Selain metode dan guru, Seto juga menuturkan, dalam membimbing anak calon orang tua juga perlu dilatih. Mereka harus diajarkan bagiamana menjadi ayah dan ibu, sehingga mengajarkan anak dengan kekuatan cinta.

Sementara itu, Psikolog Kasandra Putranto mengatakan, pendidikan tidak sepenuhnya tanggung jawab pemerintah, tapi semua pihak. Mulai dari orang tua, guru, sekolah, pemerintah, lingkungan, dan industri.

Untuk industri, kata Kasandra berhubungan dengan produksi makanan anak. “Mengapa industri, karena ada barang yang diproduksi yang terkontaminasi dan merusak generasi muda,” ujarnya.

Sedangkan lingkungan, Kasandra menjelaskan, adanya lingkungan yang bagus dapat membuat anak tumbuh baik dan cerdas atau sebaliknya. Anak selalu mencontohkan apa yang dilihat pada lingkungan sekitarnya. “Meski di sekolah anak diajarkan untuk buang sampah pada tempatnya namun karena tidak dipaktik dilingkungan maka anak akan tetap buang sampah sembarangan,” ujarnya.

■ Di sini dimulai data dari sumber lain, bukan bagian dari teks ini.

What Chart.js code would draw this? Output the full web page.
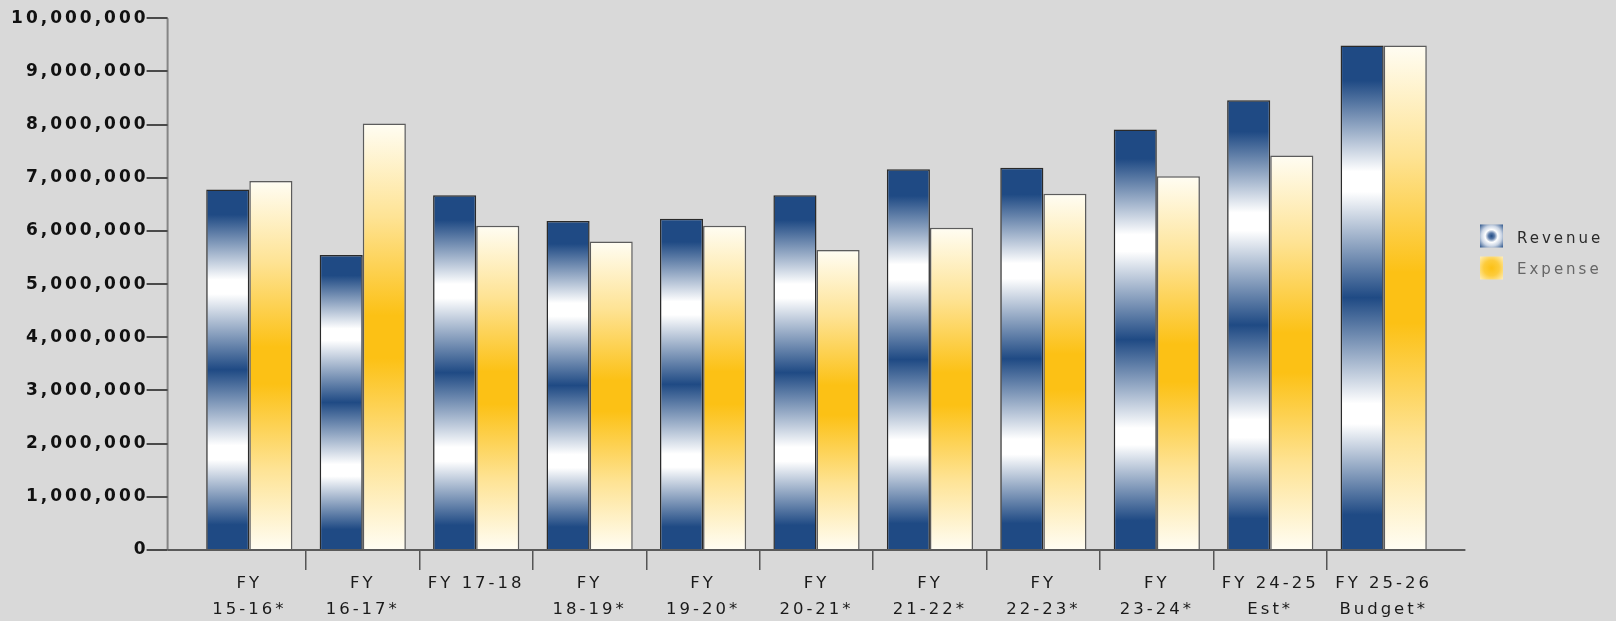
<!DOCTYPE html>
<html lang="en">
<head>
    <meta charset="UTF-8">
    <title>Revenue and Expense</title>
    <style>
        body {
            margin: 0;
            padding: 0;
            background-color: #d9d9d9;
        }

        #chart {
            display: block;
        }
    </style>
</head>
<body>
    <canvas id="chart" width="1616" height="621"></canvas>

    <script src="https://cdn.jsdelivr.net/npm/chart.js"></script>
    <script>
        // Fiscal years
        const categories = [
            ['FY', '15-16*'], ['FY', '16-17*'], 'FY 17-18', ['FY', '18-19*'],
            ['FY', '19-20*'], ['FY', '20-21*'], ['FY', '21-22*'], ['FY', '22-23*'],
            ['FY', '23-24*'], ['FY 24-25', 'Est*'], ['FY 25-26', 'Budget*']
        ];
        const revenue = [6780000, 5550000, 6670000, 6190000, 6230000, 6670000, 7160000, 7190000, 7910000, 8460000, 9490000];
        const expense = [6940000, 8020000, 6100000, 5800000, 6100000, 5640000, 6060000, 6700000, 7030000, 7420000, 9490000];
        const yMin = 0;
        const yMax = 10000000;
        const yStep = 1000000;
        const seriesNames = ['Revenue', 'Expense'];

        const NAVY = '#1f4a84';
        const GOLD = '#fcc115';
        const AXIS_GAP = 25;

        // gradient running from the base of the bar to its top
        function barGradient(context, stops, fallback) {
            const chart = context.chart;
            if (!chart.chartArea || context.type !== 'data') return fallback;
            const y = chart.scales.y;
            const top = y.getPixelForValue(context.raw);
            const base = y.getPixelForValue(0);
            const g = chart.ctx.createLinearGradient(0, base, 0, top);
            stops.forEach(s => g.addColorStop(s[0], s[1]));
            return g;
        }

        const revenueStops = [
            [0, NAVY], [0.07, NAVY], [0.25, '#ffffff'], [0.29, '#ffffff'], [0.5, NAVY],
            [0.71, '#ffffff'], [0.75, '#ffffff'], [0.93, NAVY], [1, NAVY]
        ];
        const expenseStops = [
            [0, '#fffdf3'], [0.22, '#fee394'], [0.45, GOLD], [0.55, GOLD], [0.78, '#fee394'], [1, '#fffdf3']
        ];

        // wide lettering like the original
        const spacing = {
            id: 'spacing',
            beforeUpdate(chart) { chart.ctx.letterSpacing = '3px'; },
            beforeDraw(chart) { chart.ctx.letterSpacing = '3px'; }
        };

        // axis lines sit a bit outside the category band
        const axisLines = {
            id: 'axisLines',
            afterDraw(chart) {
                const { ctx, scales: { x, y } } = chart;
                const left = x.left - AXIS_GAP;
                const right = x.right + AXIS_GAP;
                ctx.save();
                ctx.lineWidth = 2;
                ctx.strokeStyle = '#858585';
                ctx.beginPath();
                ctx.moveTo(left, y.top);
                ctx.lineTo(left, y.bottom);
                ctx.stroke();
                ctx.strokeStyle = '#4a4a4a';
                y.ticks.forEach(t => {
                    const py = Math.round(y.getPixelForValue(t.value));
                    ctx.beginPath();
                    ctx.moveTo(left - 21, py);
                    ctx.lineTo(left, py);
                    ctx.stroke();
                });
                ctx.strokeStyle = '#5a5a5a';
                ctx.beginPath();
                ctx.moveTo(left, y.bottom);
                ctx.lineTo(right, y.bottom);
                ctx.stroke();
                ctx.restore();
            }
        };

        // legend on the right
        const sideLegend = {
            id: 'sideLegend',
            afterDraw(chart) {
                const ctx = chart.ctx;
                const ix = 1480, size = 23;
                const rows = [239, 270];
                ctx.save();
                ctx.letterSpacing = '3px';
                ctx.font = '15px "DejaVu Sans"';
                ctx.textBaseline = 'middle';

                // revenue icon
                let cy = rows[0] - 3;
                let g = ctx.createRadialGradient(ix + size / 2, cy, 0, ix + size / 2, cy, size * 0.72);
                g.addColorStop(0, NAVY);
                g.addColorStop(0.18, '#5a7aa8');
                g.addColorStop(0.38, '#ffffff');
                g.addColorStop(0.62, '#c8d3e3');
                g.addColorStop(1, NAVY);
                ctx.fillStyle = g;
                ctx.fillRect(ix, cy - size / 2, size, size);

                // expense icon
                cy = rows[1] - 2;
                g = ctx.createRadialGradient(ix + size / 2, cy, 0, ix + size / 2, cy, size * 0.75);
                g.addColorStop(0, GOLD);
                g.addColorStop(0.45, '#fdcc3c');
                g.addColorStop(1, '#fff3cc');
                ctx.fillStyle = g;
                ctx.fillRect(ix, cy - size / 2, size, size);

                ctx.fillStyle = '#2a2a2a';
                ctx.fillText(seriesNames[0], 1517, rows[0]);
                ctx.fillStyle = '#666666';
                ctx.fillText(seriesNames[1], 1517, rows[1]);
                ctx.restore();
            }
        };

        const ctx = document.getElementById('chart').getContext('2d');
        const chart = new Chart(ctx, {
            type: 'bar',
            data: {
                labels: categories,
                datasets: [{
                    label: seriesNames[0],
                    data: revenue,
                    backgroundColor: c => barGradient(c, revenueStops, NAVY),
                    borderColor: '#2a2a2a',
                    borderWidth: 1.5,
                    borderSkipped: 'bottom'
                }, {
                    label: seriesNames[1],
                    data: expense,
                    backgroundColor: c => barGradient(c, expenseStops, GOLD),
                    borderColor: '#5c5c5c',
                    borderWidth: 1.5,
                    borderSkipped: 'bottom'
                }]
            },
            options: {
                responsive: false,
                animation: false,
                events: [],
                devicePixelRatio: 1,
                layout: {
                    padding: { top: 18.3, right: 175.6, bottom: 0, left: 0 }
                },
                categoryPercentage: 0.76,
                barPercentage: 1.0,
                plugins: {
                    legend: { display: false },
                    tooltip: { enabled: false }
                },
                scales: {
                    x: {
                        afterFit: scale => { scale.height = 71; },
                        border: { display: false },
                        // separators only between categories, not at the two ends
                        grid: {
                            drawOnChartArea: false,
                            drawTicks: true,
                            tickLength: 20,
                            lineWidth: 1.5,
                            color: c => (c.type !== 'tick' || c.index === 0) ? 'rgba(0,0,0,0)' : '#555555'
                        },
                        ticks: {
                            color: '#1a1a1a',
                            padding: 1,
                            maxRotation: 0,
                            autoSkip: false,
                            font: { family: '"DejaVu Sans"', size: 16.5, lineHeight: 1.55 }
                        }
                    },
                    y: {
                        min: yMin,
                        max: yMax,
                        afterFit: scale => { scale.width = 192.6; },
                        border: { display: false },
                        // invisible tick marks only push the labels left
                        grid: {
                            display: true,
                            drawOnChartArea: false,
                            drawTicks: true,
                            tickLength: 44,
                            color: 'rgba(0,0,0,0)'
                        },
                        ticks: {
                            stepSize: yStep,
                            padding: 0,
                            color: '#111111',
                            font: { family: '"DejaVu Sans"', size: 17, weight: 'bold' },
                            callback: v => v.toLocaleString('en-US')
                        }
                    }
                }
            },
            plugins: [spacing, axisLines, sideLegend]
        });
    </script>
</body>
</html>
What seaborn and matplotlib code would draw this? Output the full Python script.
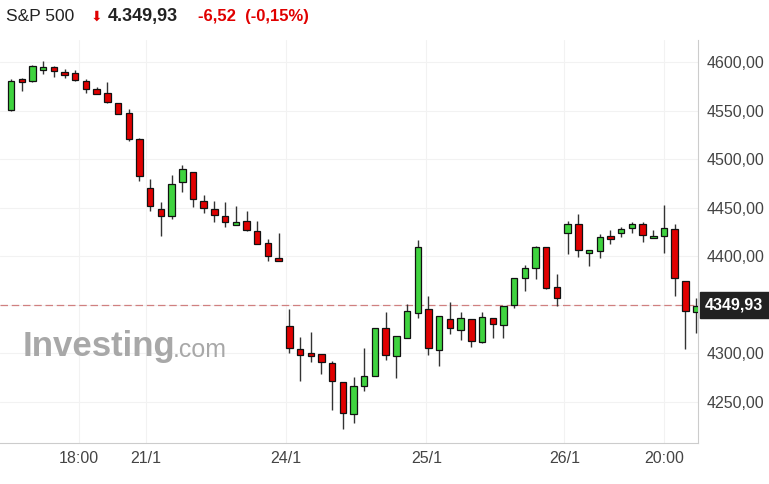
import matplotlib
matplotlib.use("Agg")
import matplotlib.pyplot as plt
import seaborn as sns
import numpy as np

opens = [4550.6,4582.2,4580.1,4591.8,4595.2,4589.7,4588.7,4580.8,4571.9,4568.1,4557.5,4547.5,4520.4,4470.3,4449.0,4441.2,4476.2,4486.8,4457.2,4448.4,4441.8,4432.2,4436.6,4426.3,4413.7,4397.9,
         4328.5,4304.3,4300.1,4299.1,4289.8,4270.3,4238.0,4266.2,4276.8,4325.9,4297.0,4316.2,4341.3,4345.4,4303.8,4335.1,4324.4,4335.1,4311.5,4336.2,4329.3,4350.2,4377.3,
         4388.3,4409.6,4368.4,4423.7,4433.2,4403.1,4405.1,4421.2,4423.7,4428.8,4432.9,4418.5,4420.6,4427.8,4374.9,4342.6]
highs = [4582.2,4583.5,4596.9,4601.0,4596.2,4592.8,4591.8,4582.5,4574.0,4579.1,4558.1,4551.6,4521.5,4479.6,4455.6,4483.4,4494.0,4486.8,4463.1,4456.9,4455.6,4451.8,4446.6,4436.3,4418.1,4424.3,
         4345.7,4316.6,4321.8,4299.1,4292.2,4270.3,4275.4,4305.3,4325.9,4342.3,4317.9,4350.9,4416.8,4359.1,4338.5,4352.6,4342.3,4335.1,4342.3,4336.2,4348.5,4377.3,4391.0,
         4410.6,4409.6,4382.1,4436.3,4443.8,4406.5,4423.3,4427.1,4430.5,4435.0,4435.0,4427.1,4452.8,4433.5,4374.9,4357.4]
lows = [4549.9,4570.5,4579.7,4587.6,4584.2,4583.5,4580.8,4567.8,4566.8,4557.5,4546.2,4519.0,4477.8,4446.6,4420.9,4438.1,4465.9,4450.4,4444.2,4435.0,4429.8,4432.2,4426.0,4412.3,4395.1,4394.8,
        4300.1,4271.9,4290.9,4278.5,4242.1,4221.9,4228.1,4261.3,4276.8,4293.5,4274.4,4315.6,4336.2,4298.7,4287.1,4319.7,4314.1,4306.9,4310.8,4315.6,4315.6,4346.5,4364.6,
        4376.3,4366.3,4349.1,4402.0,4399.6,4390.3,4397.9,4412.3,4419.9,4423.7,4414.4,4418.5,4403.1,4359.4,4304.3,4320.7]
closes = [4580.4,4579.1,4596.2,4594.9,4590.4,4586.6,4581.5,4571.9,4567.4,4558.5,4546.8,4520.4,4482.3,4451.5,4441.2,4474.1,4489.9,4459.3,4450.0,4442.5,4435.0,4435.3,4427.1,4413.0,4400.0,4394.8,
          4305.3,4298.4,4297.0,4290.9,4271.3,4239.0,4266.8,4277.1,4325.9,4298.4,4317.9,4344.0,4409.6,4305.3,4338.5,4325.9,4336.2,4312.8,4337.2,4330.0,4348.5,4377.3,4387.6,
          4409.6,4367.7,4356.8,4433.2,4406.5,4406.5,4419.9,4418.1,4428.1,4432.9,4422.2,4421.2,4429.1,4378.0,4343.4,4348.8]

tick_pos = [6.36, 12.6, 25.7, 38.8, 51.7, 61.0]
tick_labels = ["18:00", "21/1", "24/1", "25/1", "26/1", "20:00"]
y_ticks = [4250, 4300, 4350, 4400, 4450, 4500, 4550, 4600]
y_labels = ["4250,00", "4300,00", "", "4400,00", "4450,00", "4500,00", "4550,00", "4600,00"]
last_price = 4349.93

sns.set_style("white")
plt.rcParams["font.family"] = ["Liberation Sans", "DejaVu Sans"]
fig = plt.figure(figsize=(7.69, 4.84), dpi=100)
ax = fig.add_axes([0.0, 0.085, 0.908, 0.832])

o = np.array(opens); c = np.array(closes); h = np.array(highs); l = np.array(lows)
x = np.arange(len(o))
up = c >= o
cols = np.where(up, "#3fd33f", "#e00000")
ax.vlines(x, l, h, color="#333333", lw=1, zorder=2)
ax.bar(x, np.maximum(np.abs(c - o), 0.8), bottom=np.minimum(o, c), width=0.6,
       color=cols, edgecolor="#111111", lw=0.9, zorder=3)

ax.axhline(last_price, color="#d08080", lw=0.9, ls=(0, (6, 3)), zorder=1)

ax.set_xlim(-1.03, 64.2)
ax.set_ylim(4207.8, 4622.6)
ax.set_xticks(tick_pos)
ax.set_xticklabels(tick_labels, fontsize=11.5, color="#444444")
ax.set_yticks(y_ticks)
ax.set_yticklabels(y_labels, fontsize=11.5, color="#444444")
ax.yaxis.tick_right()
ax.tick_params(axis="both", length=0, pad=6)
ax.grid(True, color="#f2f2f2", lw=0.8)
ax.set_axisbelow(True)
for s in ["top", "left"]:
    ax.spines[s].set_visible(False)
ax.spines["right"].set_color("#cccccc")
ax.spines["bottom"].set_color("#cccccc")

ax.text(1.01, (last_price - 4207.8) / (4622.6 - 4207.8), "4349,93", transform=ax.transAxes,
        ha="left", va="center", fontsize=11.5, fontweight="bold", color="white",
        bbox=dict(boxstyle="square,pad=0.35", fc="#222222", ec="#222222"))

fig.text(0.030, 0.285, "Investing", fontsize=25, fontweight="bold", color="#a8a8a8", ha="left", va="center")
fig.text(0.224, 0.277, ".com", fontsize=18, color="#a8a8a8", ha="left", va="center")

fig.text(0.008, 0.965, "S&P 500", fontsize=12.5, color="#222222", ha="left", va="center")
fig.text(0.118, 0.965, "\u2b07", fontsize=10, color="#e00000", ha="left", va="center", family="DejaVu Sans")
fig.text(0.140, 0.965, "4.349,93", fontsize=13, fontweight="bold", color="#222222", ha="left", va="center")
fig.text(0.258, 0.965, "-6,52  (-0,15%)", fontsize=12, fontweight="bold", color="#e00000", ha="left", va="center")

fig.savefig("out.png", dpi=100)
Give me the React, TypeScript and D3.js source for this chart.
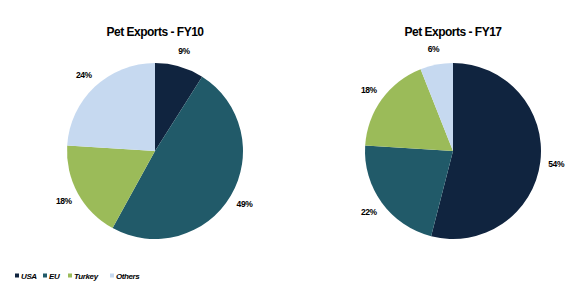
import React from "react";
import * as d3 from "d3";

const categories = ["USA", "EU", "Turkey", "Others"];
const colors = ["#10243F", "#215A69", "#9BBB59", "#C6D9F0"];
const fy10Values = [9, 49, 18, 24];
const fy17Values = [54, 22, 18, 6];
const titles = ["Pet Exports - FY10", "Pet Exports - FY17"];

const W = 574;
const H = 305;
const R = 88;
const LABEL_R = 104;
const centers = [
  { x: 155, y: 151 },
  { x: 453, y: 151 },
];
const FONT = "'Liberation Sans', Arial, sans-serif";

function Pie({ values, cx, cy, title }: { values: number[]; cx: number; cy: number; title: string }) {
  const pie = d3.pie<number>().sort(null).value((d) => d);
  const arcs = pie(values);
  const arc = d3.arc<d3.PieArcDatum<number>>().innerRadius(0).outerRadius(R);
  const labelArc = d3.arc<d3.PieArcDatum<number>>().innerRadius(LABEL_R).outerRadius(LABEL_R);
  return (
    <g>
      <text
        x={cx}
        y={cy - 115}
        textAnchor="middle"
        fontFamily={FONT}
        fontWeight="bold"
        fontSize={12}
        letterSpacing={-0.5}
        fill="#000"
      >
        {title}
      </text>
      <g transform={`translate(${cx},${cy})`}>
        {arcs.map((a, i) => (
          <path key={i} d={arc(a) || ""} fill={colors[i]} />
        ))}
        {arcs.map((a, i) => {
          const [lx, ly] = labelArc.centroid(a);
          return (
            <text
              key={"l" + i}
              x={lx}
              y={ly + 3}
              textAnchor="middle"
              fontFamily={FONT}
              fontWeight="bold"
              fontSize={8.5}
              letterSpacing={-0.4}
              fill="#000"
            >
              {`${a.data}%`}
            </text>
          );
        })}
      </g>
    </g>
  );
}

export default function App() {
  const legendOffsets = [15, 43, 68, 110];
  return (
    <svg width={W} height={H} style={{ position: "absolute", left: 0, top: 0, background: "#fff" }}>
      <rect width={W} height={H} fill="#fff" />
      <Pie values={fy10Values} cx={centers[0].x} cy={centers[0].y} title={titles[0]} />
      <Pie values={fy17Values} cx={centers[1].x} cy={centers[1].y} title={titles[1]} />
      <g>
        {categories.map((c, i) => (
          <g key={c} transform={`translate(${legendOffsets[i]},276)`}>
            <rect x={0} y={-2.5} width={4} height={4} fill={colors[i]} />
            <text
              x={6}
              y={2.5}
              fontFamily={FONT}
              fontWeight="bold"
              fontStyle="italic"
              fontSize={8}
              letterSpacing={-0.4}
              fill="#000"
            >
              {c}
            </text>
          </g>
        ))}
      </g>
    </svg>
  );
}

Menyimpangnya perilaku anak, kata Kasandra dapat dilihat dari pola didik. Pemerintah perlu memperhatikan. Pasalnya, rata-rata anak yang bermasalah karena dilahirkan dari seorang ibu belum cukup umur. Berdasarkan data, faktnya banyak anak terlahir dari ibu yang berusia 15-19 tahun.

Kasandra menjelaskan, anak dari ibu yang masih belia rawan, karena mereka minim pengetahuan dalam mendidik anak. Apalagi dihimpit permasalahan ekonomi dan perceraian. Kenyataan ini yang menyebabkan adanya pelanggaran hukum dan struktur sosial.

Untuk itu, Kasandra mengharapkan, pemerintah dalam hal Kemdikbud menyiapkan pendidikan massal untuk orangtua muda, sehingga mereka dapat kembali belajar.

“Semoga ada pendidikan khusus disiapkan untuk orantua muda ini supaya mereka kembali belajar. Karena kalo sudah melahirkan mereka tak bisa kembali ke sekolah dan sekarang tidak ada pendidikam massal walaupun ada paket A,B, dan C,” ujarnya.